OBJECTIVE | Transcribe the lines below verbatim, skipping the images.

SOURCE EXCERPT |
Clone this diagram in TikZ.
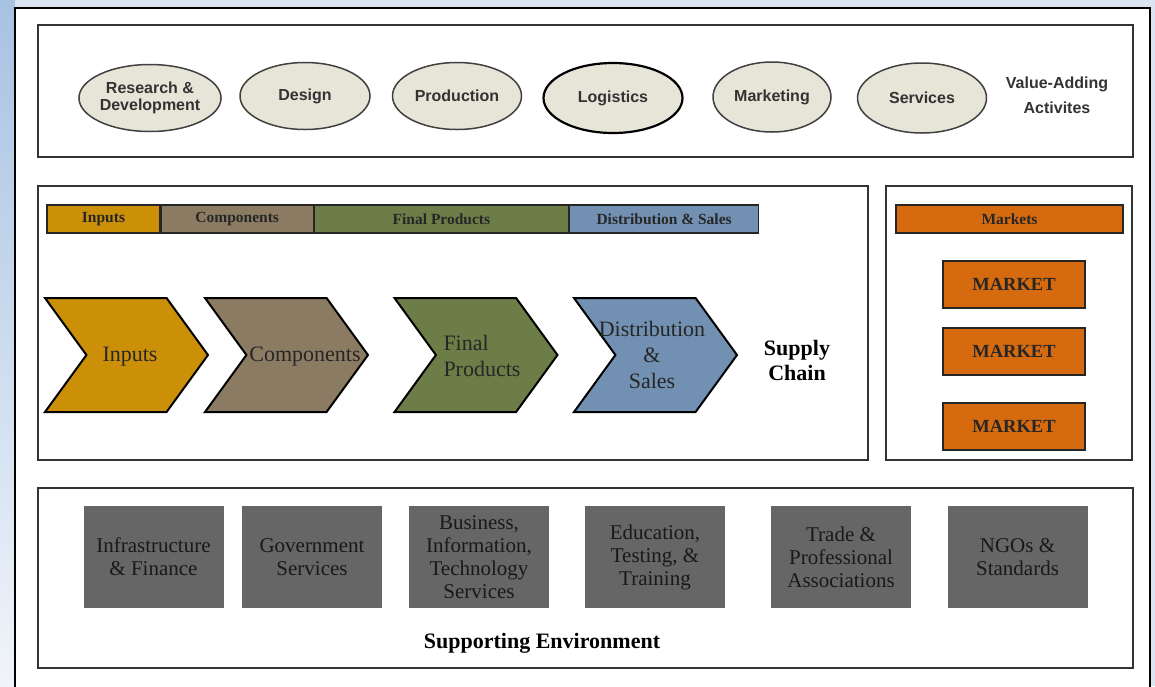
\documentclass[tikz,border=0pt]{standalone}
\usepackage{fontspec}
\setmainfont{Liberation Serif}
\setsansfont{Liberation Sans}
\usetikzlibrary{shapes.geometric, shapes.symbols, positioning}

\definecolor{bgblue}{RGB}{219,229,241}
\definecolor{edgeblue}{RGB}{168,194,226}
\definecolor{ovalfill}{RGB}{231,228,216}
\definecolor{inputcol}{RGB}{204,143,8}
\definecolor{compcol}{RGB}{139,123,98}
\definecolor{finalcol}{RGB}{108,125,72}
\definecolor{distcol}{RGB}{114,145,178}
\definecolor{marketcol}{RGB}{214,106,14}
\definecolor{supportcol}{RGB}{102,102,102}

\tikzstyle{panel} = [draw=black!80, line width=1.3pt, fill=white]
\tikzstyle{activity} = [ellipse, draw=black!75, line width=1.5pt, fill=ovalfill, minimum width=129pt, minimum height=67pt, inner sep=0pt, align=center, font=\sffamily\bfseries\fontsize{16}{17}\selectfont, text=black!80]
\tikzstyle{stage} = [rectangle, draw=black!85, line width=1.2pt, minimum height=28pt, inner sep=0pt, font=\bfseries\fontsize{15.5}{16}\selectfont, text=black!85]
\tikzstyle{chev} = [signal, signal from=west, signal to=east, signal pointer angle=108, draw=black, line width=2pt, minimum width=163pt, minimum height=114pt, inner sep=0pt]
\tikzstyle{chevtext} = [align=center, font=\fontsize{22}{26}\selectfont, text=black!85]
\tikzstyle{market} = [rectangle, draw=black!85, line width=1.2pt, fill=marketcol, minimum width=142pt, minimum height=47pt, font=\bfseries\fontsize{18.5}{20}\selectfont, text=black!85]
\tikzstyle{support} = [rectangle, fill=supportcol, minimum width=140pt, minimum height=102pt, inner sep=0pt, align=center, font=\fontsize{21}{23}\selectfont, text=black!90]
\tikzstyle{heading} = [align=center, font=\bfseries\fontsize{22}{25}\selectfont]

\begin{document}
\begin{tikzpicture}[x=1pt, y=-1pt]
    \clip (0,0) rectangle (1155,686);
    % background and page
    \fill[bgblue] (0,0) rectangle (1155,686);
    \shade[top color=edgeblue, bottom color=bgblue!40!white] (0,0) rectangle (15,686);
    \draw[fill=white, line width=2pt] (15,8) rectangle (1150,700);

    % value-adding activities
    \draw[panel] (38,25) rectangle (1133,157);
    \node (rd) [activity, minimum width=128pt] at (150,98) {Research \&\\Development};
    \node (design) [activity, minimum width=130pt] at (305,96) {Design};
    \node (prod) [activity] at (457,96) {Production};
    \node (logist) [activity, draw=black, line width=2.2pt, minimum width=139pt, minimum height=70pt] at (613,98) {Logistics};
    \node (mkting) [activity, minimum width=118pt, minimum height=70pt] at (772,97) {Marketing};
    \node (serv) [activity, minimum height=70pt] at (922,98) {Services};
    \node (valueadd) [font=\sffamily\bfseries\fontsize{16}{25}\selectfont, align=center, text=black!80] at (1057,95) {Value-Adding\\Activites};

    % supply chain
    \draw[panel] (38,186) rectangle (868,460);
    \node (barin) [stage, fill=inputcol, minimum width=113pt] at (103.5,219) {Inputs};
    \node (barcomp) [stage, fill=compcol, minimum width=152pt, right=0pt of barin] {Components};
    \node (barfinal) [stage, fill=finalcol, minimum width=254pt, right=0pt of barcomp] {Final Products};
    \node (bardist) [stage, fill=distcol, minimum width=189pt, right=0pt of barfinal] {Distribution \& Sales};

    \node (chin) [chev, fill=inputcol] at (126.5,355) {};
    \node (chcomp) [chev, fill=compcol] at (286.5,355) {};
    \node (chfinal) [chev, fill=finalcol] at (476,355) {};
    \node (chdist) [chev, fill=distcol] at (655.5,355) {};
    \node (txin) [chevtext] at (130,357) {Inputs};
    \node (txcomp) [chevtext] at (305,357) {Components};
    \node (txfinal) [chevtext, align=left] at (482,356) {Final\\Products};
    \node (txdist) [chevtext] at (652,355) {Distribution\\\&\\Sales};
    \node (supply) [heading] at (797,360) {Supply\\Chain};

    % markets
    \draw[panel] (886,186) rectangle (1132,460);
    \node (barmkt) [stage, fill=marketcol, minimum width=227pt] at (1009.5,219) {Markets};
    \node (mkt1) [market] at (1014,284.5) {MARKET};
    \node (mkt2) [market] at (1014,351.5) {MARKET};
    \node (mkt3) [market] at (1014,426.5) {MARKET};

    % supporting environment
    \draw[panel] (38,488) rectangle (1133,668);
    \node (infra) [support] at (153.5,557) {Infrastructure\\\& Finance};
    \node (gov) [support] at (312,557) {Government\\Services};
    \node (bus) [support] at (479,557) {Business,\\Information,\\Technology\\Services};
    \node (edu) [support] at (655,557) {Education,\\Testing, \&\\Training};
    \node (trade) [support] at (841,557) {Trade \&\\Professional\\Associations};
    \node (ngo) [support] at (1017.5,557) {NGOs \&\\Standards};
    \node (supenv) [heading] at (542,643) {Supporting Environment};
\end{tikzpicture}
\end{document}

THE RESULT |
Clone this diagram in TikZ.
\documentclass[tikz,border=0pt]{standalone}
\usepackage{fontspec}
\setmainfont{Liberation Serif}
\setsansfont{Liberation Sans}
\usetikzlibrary{shapes.geometric, shapes.symbols, positioning}

\definecolor{bgblue}{RGB}{219,229,241}
\definecolor{edgeblue}{RGB}{168,194,226}
\definecolor{ovalfill}{RGB}{231,228,216}
\definecolor{inputcol}{RGB}{204,143,8}
\definecolor{compcol}{RGB}{139,123,98}
\definecolor{finalcol}{RGB}{108,125,72}
\definecolor{distcol}{RGB}{114,145,178}
\definecolor{marketcol}{RGB}{214,106,14}
\definecolor{supportcol}{RGB}{102,102,102}

\tikzstyle{panel} = [draw=black!80, line width=1.3pt, fill=white]
\tikzstyle{activity} = [ellipse, draw=black!75, line width=1.5pt, fill=ovalfill, minimum width=129pt, minimum height=67pt, inner sep=0pt, align=center, font=\sffamily\bfseries\fontsize{16}{17}\selectfont, text=black!80]
\tikzstyle{stage} = [rectangle, draw=black!85, line width=1.2pt, minimum height=28pt, inner sep=0pt, font=\bfseries\fontsize{15.5}{16}\selectfont, text=black!85]
\tikzstyle{chev} = [signal, signal from=west, signal to=east, signal pointer angle=108, draw=black, line width=2pt, minimum width=163pt, minimum height=114pt, inner sep=0pt]
\tikzstyle{chevtext} = [align=center, font=\fontsize{22}{26}\selectfont, text=black!85]
\tikzstyle{market} = [rectangle, draw=black!85, line width=1.2pt, fill=marketcol, minimum width=142pt, minimum height=47pt, font=\bfseries\fontsize{18.5}{20}\selectfont, text=black!85]
\tikzstyle{support} = [rectangle, fill=supportcol, minimum width=140pt, minimum height=102pt, inner sep=0pt, align=center, font=\fontsize{21}{23}\selectfont, text=black!90]
\tikzstyle{heading} = [align=center, font=\bfseries\fontsize{22}{25}\selectfont]

\begin{document}
\begin{tikzpicture}[x=1pt, y=-1pt]
    \clip (0,0) rectangle (1155,686);
    % background and page
    \fill[bgblue] (0,0) rectangle (1155,686);
    \shade[top color=edgeblue, bottom color=bgblue!40!white] (0,0) rectangle (15,686);
    \draw[fill=white, line width=2pt] (15,8) rectangle (1150,700);

    % value-adding activities
    \draw[panel] (38,25) rectangle (1133,157);
    \node (rd) [activity, minimum width=128pt] at (150,98) {Research \&\\Development};
    \node (design) [activity, minimum width=130pt] at (305,96) {Design};
    \node (prod) [activity] at (457,96) {Production};
    \node (logist) [activity, draw=black, line width=2.2pt, minimum width=139pt, minimum height=70pt] at (613,98) {Logistics};
    \node (mkting) [activity, minimum width=118pt, minimum height=70pt] at (772,97) {Marketing};
    \node (serv) [activity, minimum height=70pt] at (922,98) {Services};
    \node (valueadd) [font=\sffamily\bfseries\fontsize{16}{25}\selectfont, align=center, text=black!80] at (1057,95) {Value-Adding\\Activites};

    % supply chain
    \draw[panel] (38,186) rectangle (868,460);
    \node (barin) [stage, fill=inputcol, minimum width=113pt] at (103.5,219) {Inputs};
    \node (barcomp) [stage, fill=compcol, minimum width=152pt, right=0pt of barin] {Components};
    \node (barfinal) [stage, fill=finalcol, minimum width=254pt, right=0pt of barcomp] {Final Products};
    \node (bardist) [stage, fill=distcol, minimum width=189pt, right=0pt of barfinal] {Distribution \& Sales};

    \node (chin) [chev, fill=inputcol] at (126.5,355) {};
    \node (chcomp) [chev, fill=compcol] at (286.5,355) {};
    \node (chfinal) [chev, fill=finalcol] at (476,355) {};
    \node (chdist) [chev, fill=distcol] at (655.5,355) {};
    \node (txin) [chevtext] at (130,357) {Inputs};
    \node (txcomp) [chevtext] at (305,357) {Components};
    \node (txfinal) [chevtext, align=left] at (482,356) {Final\\Products};
    \node (txdist) [chevtext] at (652,355) {Distribution\\\&\\Sales};
    \node (supply) [heading] at (797,360) {Supply\\Chain};

    % markets
    \draw[panel] (886,186) rectangle (1132,460);
    \node (barmkt) [stage, fill=marketcol, minimum width=227pt] at (1009.5,219) {Markets};
    \node (mkt1) [market] at (1014,284.5) {MARKET};
    \node (mkt2) [market] at (1014,351.5) {MARKET};
    \node (mkt3) [market] at (1014,426.5) {MARKET};

    % supporting environment
    \draw[panel] (38,488) rectangle (1133,668);
    \node (infra) [support] at (153.5,557) {Infrastructure\\\& Finance};
    \node (gov) [support] at (312,557) {Government\\Services};
    \node (bus) [support] at (479,557) {Business,\\Information,\\Technology\\Services};
    \node (edu) [support] at (655,557) {Education,\\Testing, \&\\Training};
    \node (trade) [support] at (841,557) {Trade \&\\Professional\\Associations};
    \node (ngo) [support] at (1017.5,557) {NGOs \&\\Standards};
    \node (supenv) [heading] at (542,643) {Supporting Environment};
\end{tikzpicture}
\end{document}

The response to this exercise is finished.